University of Texas at Austin professor wins prestigious international math prize
April 6, 2005
AUSTIN, Texas—University of Texas at Austin Professor Luis A. Caffarelli has won the prestigious 2005 Rolf Schock Prize for mathematics.
The Royal Swedish Academy, the same organization that grants Nobel prizes, awards the Schock prizes every two years in mathematics, visual arts, musical arts, and philosophy and logic.
Caffarelli, 56, was recognized for his “important contributions to the theory of nonlinear partial differential equations.” The prize, which includes a $56,000 award, will be given to Caffarelli in October at a ceremony in Stockholm.

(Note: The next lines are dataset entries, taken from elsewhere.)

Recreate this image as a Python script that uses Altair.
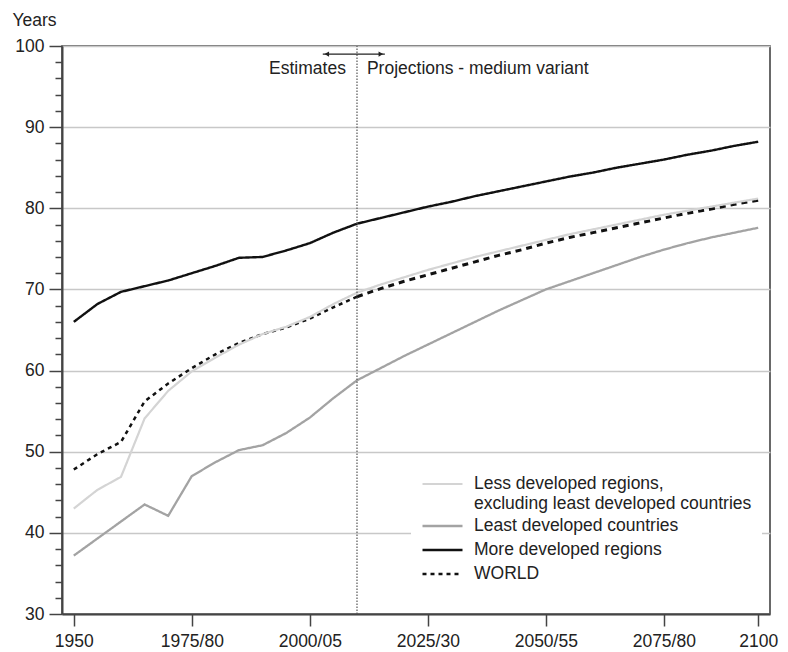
import altair as alt
import pandas as pd

FONT = "Liberation Sans"
FS = 17.5

periods = [
    "1950-1955", "1955-1960", "1960-1965", "1965-1970", "1970-1975",
    "1975-1980", "1980-1985", "1985-1990", "1990-1995", "1995-2000",
    "2000-2005", "2005-2010", "2010-2015", "2015-2020", "2020-2025",
    "2025-2030", "2030-2035", "2035-2040", "2040-2045", "2045-2050",
    "2050-2055", "2055-2060", "2060-2065", "2065-2070", "2070-2075",
    "2075-2080", "2080-2085", "2085-2090", "2090-2095", "2095-2100",
]

tick_index = [0, 5, 10, 15, 20, 25, 29]
tick_text = ["1950", "1975/80", "2000/05", "2025/30", "2050/55", "2075/80", "2100"]

less_dev = [43.0, 45.3, 46.9, 54.1, 57.5, 59.9, 61.6, 63.2, 64.5, 65.4,
            66.6, 68.2, 69.6, 70.6, 71.5, 72.4, 73.2, 74.0, 74.7, 75.4,
            76.1, 76.8, 77.4, 78.0, 78.6, 79.2, 79.7, 80.2, 80.7, 81.2]
ldc = [37.2, 39.3, 41.4, 43.5, 42.1, 47.0, 48.7, 50.2, 50.8, 52.3,
       54.2, 56.6, 58.8, 60.3, 61.8, 63.2, 64.6, 66.0, 67.4, 68.7,
       70.0, 71.0, 72.0, 73.0, 74.0, 74.9, 75.7, 76.4, 77.0, 77.6]
more_dev = [66.0, 68.2, 69.7, 70.4, 71.1, 72.0, 72.9, 73.9, 74.0, 74.8,
            75.7, 77.0, 78.1, 78.8, 79.5, 80.2, 80.8, 81.5, 82.1, 82.7,
            83.3, 83.9, 84.4, 85.0, 85.5, 86.0, 86.6, 87.1, 87.7, 88.2]
world = [47.8, 49.7, 51.2, 56.2, 58.4, 60.3, 62.0, 63.4, 64.5, 65.3,
         66.4, 67.8, 69.1, 70.1, 71.0, 71.8, 72.6, 73.4, 74.2, 74.9,
         75.7, 76.4, 77.0, 77.6, 78.2, 78.8, 79.4, 79.9, 80.5, 81.0]

last_estimate = 12  # 2010-2015: last estimate period

S_LESS = "Less developed regions,|excluding least developed countries"
S_LDC = "Least developed countries"
S_MORE = "More developed regions"
S_WORLD = "WORLD"
series_order = [S_LESS, S_LDC, S_MORE, S_WORLD]

rows = []
for name, vals in [(S_LESS, less_dev), (S_LDC, ldc), (S_MORE, more_dev)]:
    for i, v in enumerate(vals):
        rows.append({"i": i, "period": periods[i], "series": name, "value": v})
for i, v in enumerate(world):
    if i <= last_estimate:
        rows.append({"i": i, "period": periods[i], "series": S_WORLD, "value": v})
df = pd.DataFrame(rows)

world_proj = pd.DataFrame({
    "i": list(range(last_estimate, len(periods))),
    "value": world[last_estimate:],
})

label_expr = "".join(
    f"datum.value == {k} ? '{t}' : " for k, t in zip(tick_index, tick_text)
) + "''"

AX = "#444444"
TXT = "#222222"

x_axis = alt.Axis(
    values=tick_index, labelExpr=label_expr, tickSize=12, tickColor=AX,
    tickWidth=1.5, domainColor=AX, domainWidth=2, grid=False,
    labelFontSize=FS, labelFont=FONT, labelColor=TXT, labelPadding=6,
    title=None,
)
x_enc = alt.X("i:Q", scale=alt.Scale(domain=[-0.5, 29.5], nice=False, zero=False),
              axis=x_axis)

y_scale = alt.Scale(domain=[30, 100], nice=False, zero=False)
y_major = alt.Axis(
    values=list(range(30, 101, 10)), orient="left", tickSize=13, tickColor=AX,
    tickWidth=1.5, domainColor=AX, domainWidth=2, grid=True,
    gridColor="#c8c8c8", gridWidth=1.6, labelFontSize=FS, labelFont=FONT,
    labelColor=TXT, labelPadding=5, title="Years", titleAngle=0,
    titleX=-50, titleY=-26, titleAlign="left", titleBaseline="middle",
    titleFontSize=FS, titleFontWeight="normal", titleFont=FONT, titleColor=TXT,
)
y_minor = alt.Axis(
    values=[v for v in range(32, 100, 2) if v % 10 != 0], orient="left",
    tickSize=7, tickColor=AX, tickWidth=1.5, labels=False, domain=False,
    grid=False, title=None,
)

legend = alt.Legend(
    title=None, orient="none", legendX=349, legendY=418, fillColor="white",
    padding=10, labelFontSize=FS, labelFont=FONT, labelColor=TXT,
    symbolType="stroke", symbolSize=1600, labelExpr="split(datum.label, '|')",
    rowPadding=4, labelOffset=10, labelLimit=420, clipHeight=20,
)

color = alt.Color("series:N", scale=alt.Scale(
    domain=series_order, range=["#d4d4d4", "#a3a3a3", "#111111", "#111111"]),
    legend=legend)
dash = alt.StrokeDash("series:N", scale=alt.Scale(
    domain=series_order, range=[[1, 0], [1, 0], [1, 0], [4, 4]]), legend=legend)
width = alt.StrokeWidth("series:N", scale=alt.Scale(
    domain=series_order, range=[2.2, 2.5, 2.5, 4.5]), legend=legend)

base = alt.Chart(df).mark_line(strokeCap="butt")


def series_layer(name, axis):
    return base.transform_filter(alt.datum.series == name).encode(
        x=x_enc,
        y=alt.Y("value:Q", scale=y_scale, axis=axis),
        color=color, strokeDash=dash, strokeWidth=width,
    )


ldc_layer = series_layer(S_LDC, y_major)
more_layer = series_layer(S_MORE, y_minor)
world_layer = series_layer(S_WORLD, None)
less_layer = series_layer(S_LESS, None)

world_proj_layer = alt.Chart(world_proj).mark_line(
    color="#111111", strokeDash=[6, 5], strokeWidth=3, strokeCap="butt"
).encode(x=x_enc, y=alt.Y("value:Q", scale=y_scale, axis=None))

divider = alt.Chart(pd.DataFrame({"i": [last_estimate]})).mark_rule(
    color="#555555", strokeDash=[1.5, 1.5], strokeWidth=1.2
).encode(x=x_enc, y=alt.datum(30, scale=y_scale, axis=None), y2=alt.datum(100))

arrow_df = pd.DataFrame({"x1": [10.55], "x2": [13.18], "y": [99.0]})
arrow = alt.Chart(arrow_df).mark_rule(color=TXT, strokeWidth=1.2).encode(
    x=x_enc, x2="x2:Q", y=alt.Y("y:Q", scale=y_scale, axis=None)
).transform_calculate(i="datum.x1")

heads_df = pd.DataFrame({"i": [10.72, 13.01], "y": [99.0, 99.0],
                         "shape": ["triangle-left", "triangle-right"]})
heads = alt.Chart(heads_df).mark_point(filled=True, color=TXT, size=28, opacity=1).encode(
    x=x_enc, y=alt.Y("y:Q", scale=y_scale, axis=None),
    shape=alt.Shape("shape:N", scale=None),
)

notes_df = pd.DataFrame({
    "i": [11.53, 12.42], "y": [97.15, 97.15],
    "text": ["Estimates", "Projections - medium variant"],
    "align": ["right", "left"],
})
note_left = alt.Chart(notes_df).transform_filter(alt.datum.align == "right").mark_text(
    align="right", baseline="middle", fontSize=FS, font=FONT, color=TXT
).encode(x=x_enc, y=alt.Y("y:Q", scale=y_scale, axis=None), text="text:N")
note_right = alt.Chart(notes_df).transform_filter(alt.datum.align == "left").mark_text(
    align="left", baseline="middle", fontSize=FS, font=FONT, color=TXT
).encode(x=x_enc, y=alt.Y("y:Q", scale=y_scale, axis=None), text="text:N")

chart = alt.layer(
    ldc_layer, more_layer, world_layer, world_proj_layer, less_layer,
    divider, arrow, heads, note_left, note_right,
).resolve_axis(y="independent").properties(
    width=708, height=568,
    padding={"left": 12, "top": 11, "right": 5, "bottom": 5},
    background="white",
).configure_view(stroke=AX, strokeWidth=1.6).configure_text(font=FONT)

chart.save("out.html", embed_options={"renderer": "svg", "actions": False})
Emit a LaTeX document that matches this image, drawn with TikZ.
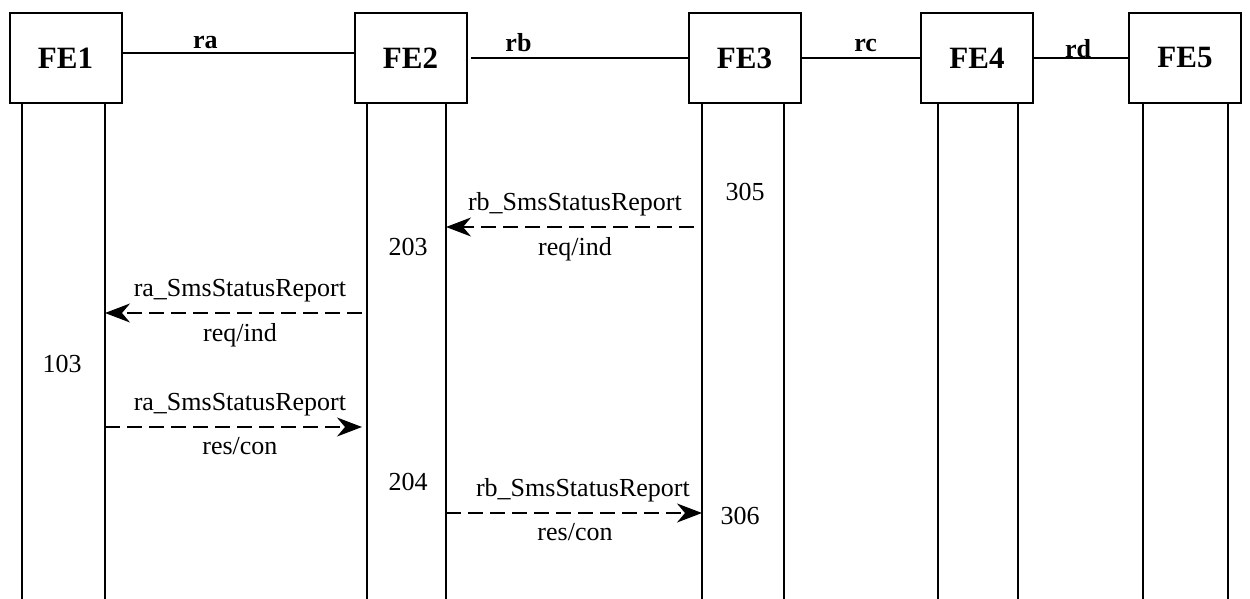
\documentclass[tikz,border=0pt]{standalone}
\usepackage{fontspec}
\setmainfont{Liberation Serif}
\usetikzlibrary{arrows.meta, positioning}

\begin{document}
\begin{tikzpicture}[
        x=1pt, y=-1pt,
        >={Stealth[length=25pt, width=19pt, inset=8pt]},
        every node/.style={
            font=\fontsize{26}{30}\selectfont,
            align=center
        },
        fe/.style={
            draw,
            line width=2pt,
            minimum width=112pt,
            minimum height=90pt,
            inner sep=0pt,
            outer sep=0pt,
            font=\fontsize{31}{36}\selectfont\bfseries
        },
        lien/.style={
            line width=1.8pt
        },
        lienlabel/.style={
            anchor=base,
            inner sep=0pt,
            font=\fontsize{26}{30}\selectfont\bfseries
        },
        vie/.style={
            line width=1.6pt
        },
        msg/.style={
            ->,
            line width=1.5pt,
            dash pattern=on 15pt off 7pt
        },
        haut/.style={above=8pt, inner sep=2pt},
        bas/.style={below=8pt, inner sep=2pt}
    ]

    \useasboundingbox (0,0) rectangle (1250,599);

    \node[fe] (fe1) at (65.5,58) {FE1};
    \node[fe, right=233pt of fe1] (fe2) {FE2};
    \node[fe, right=222pt of fe2] (fe3) {FE3};
    \node[fe, right=120.5pt of fe3] (fe4) {FE4};
    \node[fe, right=96pt of fe4] (fe5) {FE5};

    % liens entre entites
    \draw[lien] ([yshift=5pt]fe1.east) -- node[lienlabel, pos=0.36, yshift=4pt] {ra} ([yshift=5pt]fe2.west);
    \draw[lien] ([xshift=4pt]fe2.east) -- node[lienlabel, pos=0.22, yshift=6pt] {rb} (fe3.west);
    \draw[lien] (fe3.east) -- node[lienlabel, pos=0.54, yshift=6pt] {rc} (fe4.west);
    \draw[lien] (fe4.east) -- node[lienlabel, pos=0.47, yshift=0pt] {rd} (fe5.west);

    % lignes de vie
    \foreach \n/\a/\b in {fe1/-43.5/39.5, fe2/-43.5/35.5, fe3/-42.5/39.5, fe4/-39/41, fe5/-42/43} {
        \draw[vie] ([xshift=\a pt]\n.south) -- ++(0,496);
        \draw[vie] ([xshift=\b pt]\n.south) -- ++(0,496);
    }

    \coordinate (m1a) at (694,227);
    \coordinate (m1b) at (446,227);
    \coordinate (m2a) at (362,313);
    \coordinate (m2b) at (105,313);
    \coordinate (m3a) at (105,427);
    \coordinate (m3b) at (362,427);
    \coordinate (m4a) at (446,513);
    \coordinate (m4b) at (702,513);

    \draw[msg] (m1a) -- node[haut, pos=0.48] {rb\_SmsStatusReport} node[bas, pos=0.48] {req/ind} (m1b);
    \draw[msg] (m2a) -- node[haut, pos=0.475] {ra\_SmsStatusReport} node[bas, pos=0.475] {req/ind} (m2b);
    \draw[msg] (m3a) -- node[haut, pos=0.525] {ra\_SmsStatusReport} node[bas, pos=0.525] {res/con} (m3b);
    \draw[msg] (m4a) -- node[haut, pos=0.535] {rb\_SmsStatusReport} node[bas, pos=0.504] {res/con} (m4b);

    \node (n305) at (745,192) {305};
    \node (n203) at (408,247) {203};
    \node (n103) at (62,364) {103};
    \node (n204) at (408,482) {204};
    \node (n306) at (740,516) {306};

\end{tikzpicture}
\end{document}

The Royal Academy described his work and his impact:
“For 30 years Luis A. Caffarelli has been the world’s leading specialist in free-boundary problems for non-linear differential equations; his pioneering solutions have tackled many classic problems that have long defied mathematicians. It will probably be decades before they have utilized all the techniques he has created.”
The award was announced Tuesday, April 5. Caffarelli received a call from the Royal Academy while making his morning commute to campus on a shuttle bus.
Caffarelli has taught and conducted research at The University of Texas at Austin since 1997, when he and his wife Dr. Irene Gamba, a professor of mathematics, joined the faculty.
He also has taught at the Institute for Advanced Study at Princeton, N.J., the Courant Institute at New York University, the University of Chicago and the University of Minnesota.
Caffarelli is a native of Argentina and earned master’s and doctor’s degrees at the University of Buenos Aires.
In 1991 he was elected to the National Academy of Sciences. He has been awarded Doctor Honoris Causa from l’Ecole Normal Superieure, Paris; Universidad Autónoma de Madrid, and Universidad de la Plata, Argentina. He received the Bocher Prize in 1984.
Previous winners of the Schock prize for mathematics are Elias Stein (1993), Andrew Wiles (1995), Mikio Sato (1997), Yuri Manin (1999), Elliott Lieb (2001) and Richard Stanley (2003).
The other winners of 2005 Schock prizes are the logician Jaakko Hintikka, architects Kazuyo Sejima and Ryue Nishizawa, and composer Mauricio Kagel.
Rolf Schock, a philosopher and artist who died in 1986, left money in his will for a prize to be awarded in such widely differing subjects as logic and philosophy, mathematics, the visual arts and music. The Royal Swedish Academy of Sciences, the Royal Swedish Academy of Fine Arts and the Royal Swedish Academy of Music have awarded these prizes every other year since 1993.